Both lineages — Dr. Woo's geometric minimalism and Sasha Unisex's dissolved colour — share a single conviction. The body is not a wall to mount an image on. It is a substrate. Every substrate has its own grain, and good art works with the grain.

II. The Same Design, Different Sentences

A wave on the inside of the wrist is a different sentence from a wave on the ribcage.

The wrist wave is read at the speed of a glance. It belongs to the language of small jewellery: a ring, a thin watch, a charm. It declares itself in passing. Someone hands you a coffee, you reach for it, and the wave appears. Then it is gone.

The same wave on the ribcage is slow. It belongs to the language of intimacy. It will only be seen when a shirt rides up, when an arm is raised, when someone who has earned closeness gets close. Same line, same proportion, same artist. Different sentence.

Designers and tattooers have a phrase for this: "placement is half the design." The fine-line community has, in the last decade, formalised it almost into a rule. A piece is briefed twice: once for the image and once for where the image will live. A piece that ignores its placement reads as a sticker. A piece that respects it reads as a feature.

The body's natural topography does this work for you, if you let it. The clavicle is a horizontal line; designs that run along it (a short stem, a single word, a bird mid-flight) feel architecturally settled. The forearm is a long vertical; designs that climb it (a stem, a column of script, a narrative thread) feel like they belong. The space behind the ear is a pocket; tiny pieces tucked there feel like secrets because the geometry of the location is already a secret.

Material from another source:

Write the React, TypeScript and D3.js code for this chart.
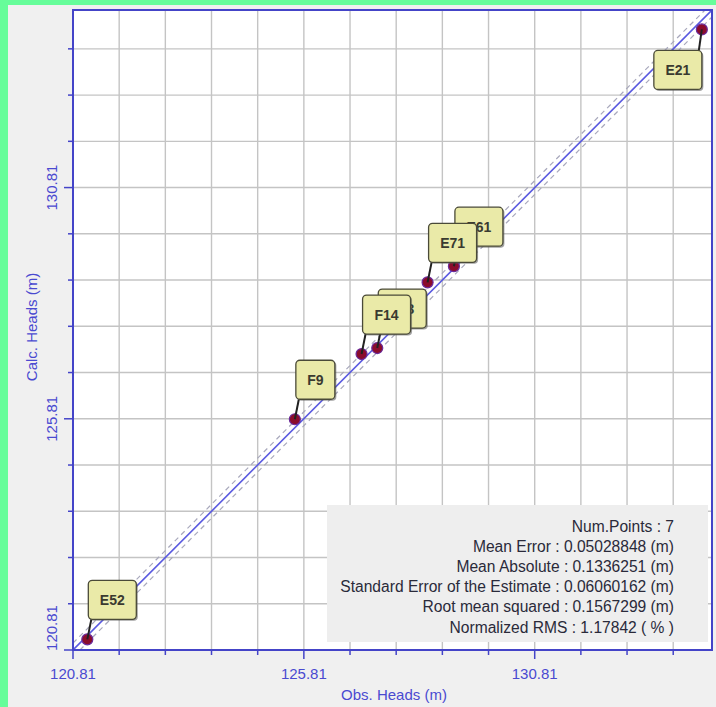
import React from "react";
import * as d3 from "d3";

// Observation wells: name, observed head, calculated head (m)
const wellNames = ["E52", "F9", "F13", "F14", "E61", "E71", "E21"];
const obsHeads = [121.12, 125.615, 127.40, 127.06, 129.06, 128.49, 134.43];
const calcHeads = [121.04, 125.80, 127.34, 127.21, 129.11, 128.76, 134.23];

const majorTicks = [120.81, 125.81, 130.81];
const minorTicks = d3.range(0, 14).map((i) => 120.81 + i);

const statLines = [
  "Num.Points : 7",
  "Mean Error : 0.05028848 (m)",
  "Mean Absolute : 0.1336251 (m)",
  "Standard Error of the Estimate : 0.06060162 (m)",
  "Root mean squared : 0.1567299 (m)",
  "Normalized RMS : 1.17842 ( % )",
];

const bandOffset = 0.15;
const domainMin = 120.81;
const domainMax = 134.65;

const W = 716;
const H = 707;
const plot = { left: 73, top: 10, right: 712, bottom: 650 };
const axisBlue = "#4444c8";
const labelBlue = "#4a4ad0";
const font = "Arial, 'Liberation Sans', sans-serif";

export default function App() {
  const x = d3.scaleLinear().domain([domainMin, domainMax]).range([plot.left, plot.right]);
  const y = d3.scaleLinear().domain([domainMin, domainMax]).range([plot.bottom, plot.top]);

  const diag = d3.line<number>().x((v) => x(v)).y((v) => y(v));
  const upper = d3.line<number>().x((v) => x(v)).y((v) => y(v + bandOffset));
  const lower = d3.line<number>().x((v) => x(v)).y((v) => y(v - bandOffset));
  const ends = [domainMin, domainMax];
  const upperEnds = [domainMin, domainMax - bandOffset];
  const lowerEnds = [domainMin + bandOffset, domainMax];

  const boxH = 39;
  const labels = wellNames.map((name, i) => {
    const px = x(obsHeads[i]);
    const py = y(calcHeads[i]);
    const w = 21 + 9 * name.length;
    const flip = px + w > plot.right - 2;
    const bx = flip ? px - w : px + 1;
    const by = flip ? py + 21 : py - 20 - boxH;
    const cx = flip ? px - 3 : px + 4;
    const cy = flip ? by : by + boxH;
    return { name, px, py, w, bx, by, cx, cy };
  });

  // keep the lowest y tick label inside the axis extent
  const yLabelPos = (t: number) => Math.min(y(t), plot.bottom - 22);

  return (
    <svg
      width={W}
      height={H}
      style={{ position: "absolute", left: 0, top: 0 }}
      xmlns="http://www.w3.org/2000/svg"
    >
      <rect x={0} y={0} width={W} height={H} fill="#f0f0f0" />
      <rect x={0} y={0} width={W} height={5} fill="#66fd9a" />
      <rect x={0} y={0} width={8} height={H} fill="#66fd9a" />

      <rect
        x={plot.left}
        y={plot.top}
        width={plot.right - plot.left}
        height={plot.bottom - plot.top}
        fill="#ffffff"
      />

      {/* grid */}
      {minorTicks.map((t) => (
        <g key={"g" + t}>
          <line x1={x(t)} x2={x(t)} y1={plot.top} y2={plot.bottom} stroke="#c4c4c4" strokeWidth={1.4} />
          <line x1={plot.left} x2={plot.right} y1={y(t)} y2={y(t)} stroke="#c4c4c4" strokeWidth={1.4} />
        </g>
      ))}

      {/* stats panel */}
      <rect x={327} y={505} width={381} height={137} fill="#eeeeee" />
      {statLines.map((s, i) => (
        <text
          key={s}
          x={674}
          y={526 + i * 20.2}
          textAnchor="end"
          dominantBaseline="central"
          fontFamily={font}
          fontSize={15.6}
          fill="#2a2a3a"
        >
          {s}
        </text>
      ))}

      {/* 1:1 line and bands */}
      <defs>
        <clipPath id="plotClip">
          <rect x={plot.left} y={plot.top} width={plot.right - plot.left} height={plot.bottom - plot.top} />
        </clipPath>
      </defs>
      <g clipPath="url(#plotClip)">
        <path d={upper(upperEnds) ?? ""} stroke="#a8a8bc" strokeWidth={1.2} strokeDasharray="5,4" fill="none" />
        <path d={lower(lowerEnds) ?? ""} stroke="#a8a8bc" strokeWidth={1.2} strokeDasharray="5,4" fill="none" />
        <path d={diag(ends) ?? ""} stroke="#5a5ae0" strokeWidth={1.6} fill="none" />
      </g>

      {/* frame */}
      <rect
        x={plot.left}
        y={plot.top}
        width={plot.right - plot.left}
        height={plot.bottom - plot.top}
        fill="none"
        stroke={axisBlue}
        strokeWidth={2}
      />

      {/* ticks */}
      {minorTicks.map((t) => {
        const major = majorTicks.some((m) => Math.abs(m - t) < 1e-6);
        const len = major ? 9 : 5;
        return (
          <g key={"t" + t}>
            <line x1={x(t)} x2={x(t)} y1={plot.bottom} y2={plot.bottom + len} stroke={axisBlue} strokeWidth={1.5} />
            <line x1={plot.left} x2={plot.left - len} y1={y(t)} y2={y(t)} stroke={axisBlue} strokeWidth={1.5} />
          </g>
        );
      })}
      {majorTicks.map((t) => (
        <g key={"l" + t}>
          <text
            x={x(t)}
            y={673}
            textAnchor="middle"
            dominantBaseline="central"
            fontFamily={font}
            fontSize={15}
            fill={labelBlue}
          >
            {t.toFixed(2)}
          </text>
          <text
            transform={`translate(51,${yLabelPos(t)}) rotate(-90)`}
            textAnchor="middle"
            dominantBaseline="central"
            fontFamily={font}
            fontSize={15}
            fill={labelBlue}
          >
            {t.toFixed(2)}
          </text>
        </g>
      ))}

      <text x={394} y={694} textAnchor="middle" dominantBaseline="central" fontFamily={font} fontSize={15} fill={labelBlue}>
        Obs. Heads (m)
      </text>
      <text
        transform={`translate(31,327) rotate(-90)`}
        textAnchor="middle"
        dominantBaseline="central"
        fontFamily={font}
        fontSize={15}
        fill={labelBlue}
      >
        Calc. Heads (m)
      </text>

      {/* points */}
      {labels.map((l) => (
        <circle key={"p" + l.name} cx={l.px} cy={l.py} r={5.5} fill="#8a0c2c" stroke="#6a2a9a" strokeWidth={1.2} />
      ))}

      {/* callout labels */}
      {labels.map((l) => (
        <g key={"c" + l.name}>
          <line x1={l.px} y1={l.py} x2={l.cx} y2={l.cy} stroke="#222" strokeWidth={2} />
          <rect x={l.bx + 1.5} y={l.by + 1.5} width={l.w} height={boxH} rx={4} fill="#555" opacity={0.55} />
          <rect x={l.bx} y={l.by} width={l.w} height={boxH} rx={4} fill="#eaeaa8" stroke="#4a4a38" strokeWidth={1.3} />
          <text
            x={l.bx + l.w / 2}
            y={l.by + boxH / 2}
            textAnchor="middle"
            dominantBaseline="central"
            fontFamily={font}
            fontSize={14}
            fontWeight="bold"
            fill="#3a3a30"
          >
            {l.name}
          </text>
        </g>
      ))}
    </svg>
  );
}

III. Designing With the Body, Not on It

The most common mistake of a first tattoo is to design it without the body in the room.

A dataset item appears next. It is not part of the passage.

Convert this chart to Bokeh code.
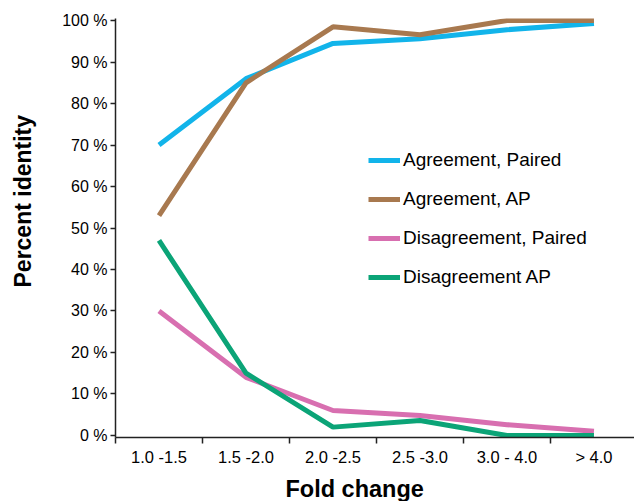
from bokeh.plotting import figure
from bokeh.models import FixedTicker, PrintfTickFormatter, Range1d, Legend, LegendItem, Title
from bokeh.embed import file_html
from bokeh.resources import INLINE

categories = ["1.0 -1.5", "1.5 -2.0", "2.0 -2.5", "2.5 -3.0", "3.0 - 4.0", "> 4.0"]
agree_paired = [70, 86, 94.5, 95.6, 97.8, 99.3]
agree_ap = [53, 85, 98.5, 96.6, 100, 100]
disagree_paired = [30, 14, 6, 4.8, 2.6, 1]
disagree_ap = [47, 15, 2, 3.6, 0, 0]

series = [
    ("Agreement, Paired", agree_paired, "#12b4ea"),
    ("Agreement, AP", agree_ap, "#a8794f"),
    ("Disagreement, Paired", disagree_paired, "#d86fb0"),
    ("Disagreement AP", disagree_ap, "#0ba477"),
]

xs = [i + 0.5 for i in range(len(categories))]

p = figure(width=634, height=501, output_backend="svg", toolbar_location=None,
           x_range=Range1d(0, 5.966), y_range=Range1d(-0.5, 100.5),
           min_border_left=115, min_border_right=0, min_border_top=18, min_border_bottom=64)
p.outline_line_color = None
p.xgrid.visible = False
p.ygrid.visible = False
p.background_fill_color = "white"
p.border_fill_color = "white"

items = []
for name, vals, col in series:
    r = p.line(xs, vals, line_color=col, line_width=5)
    items.append(LegendItem(label=name, renderers=[r]))

legend = Legend(items=items, location=(253, 149))
legend.glyph_width = 32
legend.glyph_height = 22
legend.label_height = 22
legend.label_standoff = 3
legend.spacing = 17
legend.padding = 0
legend.margin = 0
legend.border_line_color = None
legend.background_fill_alpha = 0
legend.label_text_font = "Liberation Sans"
legend.label_text_font_size = "19px"
legend.label_text_color = "black"
p.add_layout(legend, "center")

# x axis
xa = p.xaxis[0]
xa.ticker = FixedTicker(ticks=xs, minor_ticks=list(range(0, 7)))
xa.major_label_overrides = {x: c for x, c in zip(xs, categories)}
xa.major_tick_line_color = None
xa.major_tick_out = 6
xa.major_tick_in = 0
xa.minor_tick_out = 6
xa.minor_tick_in = 0
xa.minor_tick_line_color = "#222222"
xa.minor_tick_line_width = 1.5
xa.axis_line_color = "#222222"
xa.axis_line_width = 1.5
xa.major_label_standoff = 4
xa.major_label_text_font = "Liberation Sans"
xa.major_label_text_font_size = "16.5px"
xa.major_label_text_color = "black"
xa.axis_label = " "
xa.axis_label_text_font_size = "1px"
xa.axis_label_standoff = 1

# y axis
ya = p.yaxis[0]
ya.ticker = FixedTicker(ticks=list(range(0, 101, 10)))
ya.formatter = PrintfTickFormatter(format="%d %%")
ya.major_tick_out = 5
ya.major_tick_in = 0
ya.major_tick_line_color = "#222222"
ya.major_tick_line_width = 1.5
ya.minor_tick_line_color = None
ya.axis_line_color = "#222222"
ya.axis_line_width = 1.5
ya.major_label_standoff = 3
ya.major_label_text_font = "Liberation Sans"
ya.major_label_text_font_size = "16px"
ya.major_label_text_color = "black"
ya.axis_label = " "
ya.axis_label_text_font_size = "1px"
ya.axis_label_standoff = 20

# axis titles
xt = Title(text="Fold change", align="left", offset=170, standoff=0,
           text_font="Liberation Sans", text_font_style="bold",
           text_font_size="23.5px", text_color="black")
p.add_layout(xt, "below")
yt = Title(text="Percent identity", align="left", offset=150, standoff=0,
           text_font="Liberation Sans", text_font_style="bold",
           text_font_size="23px", text_color="black")
p.add_layout(yt, "left")

open("out.html", "w").write(file_html(p, INLINE))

You sketch the image on a piece of paper. The artist redraws it cleanly. You agree on a size. Only at the end, with the stencil already cut, do you stand in front of a mirror and start asking the body where it wants to go. By that point, the body is being asked to host an image it had no part in designing. The image will sit on the skin, but it will not sit with the skin.

Working the other way around is slower and better. Stand in front of the mirror first. Look at the actual map you have: the freckle on the left collarbone that nobody else has, the small scar from a childhood fall on the inside of the elbow, the place where a vein lifts when the wrist bends. Decide on the placement before the image. Let the empty page suggest the line, the way a sculptor lets the stone suggest the figure.

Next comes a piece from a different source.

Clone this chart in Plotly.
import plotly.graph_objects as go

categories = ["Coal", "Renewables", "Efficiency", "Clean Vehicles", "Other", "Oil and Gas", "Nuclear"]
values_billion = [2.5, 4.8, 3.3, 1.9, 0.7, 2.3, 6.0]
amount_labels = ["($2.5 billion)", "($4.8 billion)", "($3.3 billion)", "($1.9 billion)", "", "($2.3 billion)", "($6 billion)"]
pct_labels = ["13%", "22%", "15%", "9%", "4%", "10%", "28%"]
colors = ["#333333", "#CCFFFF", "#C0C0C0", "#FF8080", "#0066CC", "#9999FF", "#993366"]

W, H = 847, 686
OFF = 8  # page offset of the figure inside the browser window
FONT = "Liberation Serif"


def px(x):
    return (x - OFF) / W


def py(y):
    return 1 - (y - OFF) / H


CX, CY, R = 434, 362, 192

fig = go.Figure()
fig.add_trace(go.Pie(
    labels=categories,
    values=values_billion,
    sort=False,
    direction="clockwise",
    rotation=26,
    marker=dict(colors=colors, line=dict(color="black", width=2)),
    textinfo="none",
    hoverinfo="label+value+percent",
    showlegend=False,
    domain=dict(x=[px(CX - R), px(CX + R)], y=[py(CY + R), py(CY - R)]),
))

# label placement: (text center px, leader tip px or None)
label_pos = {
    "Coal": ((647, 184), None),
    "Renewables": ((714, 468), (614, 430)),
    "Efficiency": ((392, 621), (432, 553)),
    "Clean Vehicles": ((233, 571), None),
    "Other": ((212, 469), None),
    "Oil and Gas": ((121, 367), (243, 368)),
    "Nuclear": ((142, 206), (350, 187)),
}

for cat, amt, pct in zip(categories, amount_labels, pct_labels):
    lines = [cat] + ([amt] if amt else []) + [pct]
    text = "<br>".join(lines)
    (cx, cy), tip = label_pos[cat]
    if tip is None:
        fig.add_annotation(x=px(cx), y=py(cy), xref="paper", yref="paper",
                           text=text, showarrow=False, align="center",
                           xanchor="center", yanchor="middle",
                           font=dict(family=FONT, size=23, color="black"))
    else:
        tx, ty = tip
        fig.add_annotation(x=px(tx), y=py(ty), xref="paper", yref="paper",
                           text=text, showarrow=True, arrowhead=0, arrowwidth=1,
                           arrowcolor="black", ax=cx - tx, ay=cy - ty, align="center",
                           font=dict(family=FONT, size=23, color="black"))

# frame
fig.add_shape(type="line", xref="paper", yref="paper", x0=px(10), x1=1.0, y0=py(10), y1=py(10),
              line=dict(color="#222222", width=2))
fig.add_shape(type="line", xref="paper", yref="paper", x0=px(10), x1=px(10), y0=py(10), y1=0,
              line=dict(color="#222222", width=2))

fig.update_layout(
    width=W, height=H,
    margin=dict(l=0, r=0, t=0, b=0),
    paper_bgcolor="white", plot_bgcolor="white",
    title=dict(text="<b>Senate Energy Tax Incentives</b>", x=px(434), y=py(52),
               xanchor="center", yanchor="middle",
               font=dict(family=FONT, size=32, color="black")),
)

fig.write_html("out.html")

This is not mysticism. It is composition. A good piece does not feel applied; it feels found.

IV. The Canvas Is Alive

The deepest reason to think of the body as canvas, rather than as a surface, is that the body is moving.

A canvas in a frame is finished. It will look the same tomorrow as it does tonight. Skin will not. Skin tans, pales, stretches, settles, scars over, freckles in summer, smooths out in winter, holds the print of your sleep crease in the morning, recovers by lunch. A tattoo applied to skin is, from the moment it is applied, in conversation with a moving partner.

Permanent ink pretends this is not happening. It locks the design in place and lets the partner change underneath it, often with results that look, twenty years later, like an argument neither side won.

Semi-permanent ink admits the partnership openly. The piece is here for as long as the conversation is interesting, and then the skin renews itself and the next conversation can begin. The fact that the design fades is not a contradiction of the canvas-as-living idea. It is a confirmation of it. A living canvas does not host a permanent image well, because nothing about a living canvas is permanent.

The body draws first. The artist listens. The tattoo joins the composition, briefly, and then the composition continues without it.

This is the most generous thing you can do for a body: agree to wear it lightly.